O Ato Administrativo dos Nossos Dias
Na sequência do desenvolvimento dos conceitos de Procedimento e Relação Administrativa
Multilateral, surgiu uma crise das construções que colocavam o Ato
Administrativo no "centro de tudo". O Professor Vieira de Andrade coloca a este
propósito, a questão de saber se o conceito restrito de ato administrativo e,
em especial, o conceito de ato “regulador” proposto, e fortemente criticado
pelo Professor Vasco Pereira da Silva, pode resistir aos novos tempos do
direito administrativo, ou se representa um paradigma
hoje inevitavelmente perdido.
O
modelo do ato administrativo evoluiu tendo em conta a evolução dos modelos do
Estado. A partir do século XX, a função administrativa passou a estar
totalmente vinculada à lei, e ambas se sujeitaram aos direitos fundamentais. A
atividade administrativa, ainda que discricionária, passou a submeter-se aos
princípios gerais de direito, e os tribunais foram consolidados como instância
de controlo, assegurando a força vinculativa de sentenças no âmbito da proteção
judicial efetiva dos direitos dos particulares.
Neste
âmbito, cumpre mencionar, ainda que superficialmente, os vários modelos de
Estado, e as diferenças do conceito que os caracterizaram.
Para
começar, cabe fazer referência à Administração Agressiva, com o paradigma do
ato polícia, característica do Estado Liberal. Na esteira de Otto Mayer, o ato
administrativo era aquele que definia o direito aplicável aos particulares no
caso concreto – definição de direito de forma coativa e que podia ser imposta,
baseado na sentença jurisdicional. De forma semelhante, Maurice Hauriou comparava o ato
aos negócios jurídicos, e o que o caracterizava eram os privilégios
exorbitantes da Administração (decisório e executório). No fundo, tratava-se da
mesma noção mas expressa de forma diferente.
Em
Portugal, nota-se algum défice de construção dogmática e doutrinaria do
conceito de ato administrativo.

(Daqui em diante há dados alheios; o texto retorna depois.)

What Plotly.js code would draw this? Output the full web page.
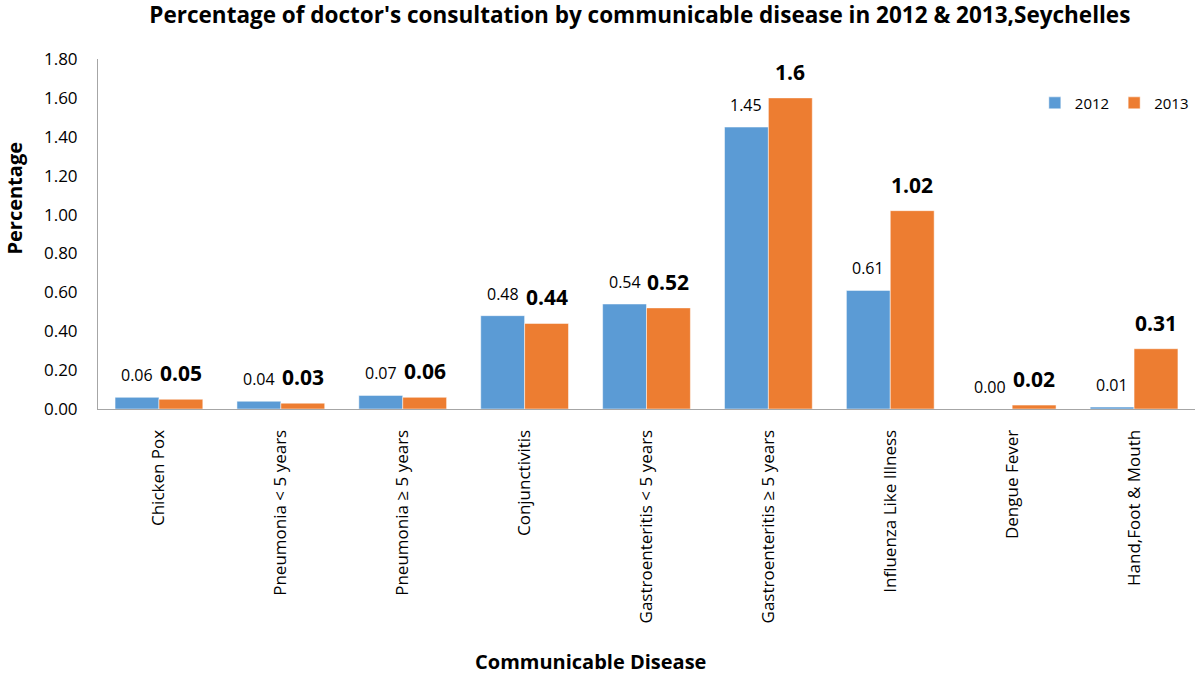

Magalhães Colaço, um dos primeiros Autores que
começou por esclarecer o dito conceito, definiu quatro elementos que o
caracterizaram: declaração de vontade; no exercício de uma competência; para
prosseguir um fim legal de interesse público, cujo desvalor seria o vício do
desvio de poder; e a criação de uma situação jurídica subjetiva.
Neste
sentido, Marcello Caetano concretizou a noção de “ato administrativo definitivo
e executório” como figura central da construção
substantiva, procedimental e contenciosa (suscetível de recurso contencioso
imediato) do direito administrativo
português.
Não
seriam definitivos os atos que comportassem a definição de situações jurídicas
num caso concreto como os de execução, os atos preparatórios não prejudiciais,
internos, informações, atos opinativos, etc.
Na
dimensão procedimental defendia-se uma definitividade horizontal, em que não
entrariam os atos preparatórios, os de execução, os complementares, e os
confirmativos, uma vez que não punham termo a um incidente autónomo.
Já
na dimensão adjetiva ou contenciosa, era postulado um terceiro sentido de
definitividade, que correspondia à definitividade vertical, relativa à
resolução “final” do ato. Era nesta dimensão que surgia a vertente da
executoriedade, composta pela imperatividade (“força obrigatória e coerciva”) e
a eficácia, que postulava a aptidão atual e imediata dos efeitos jurídicos próprios.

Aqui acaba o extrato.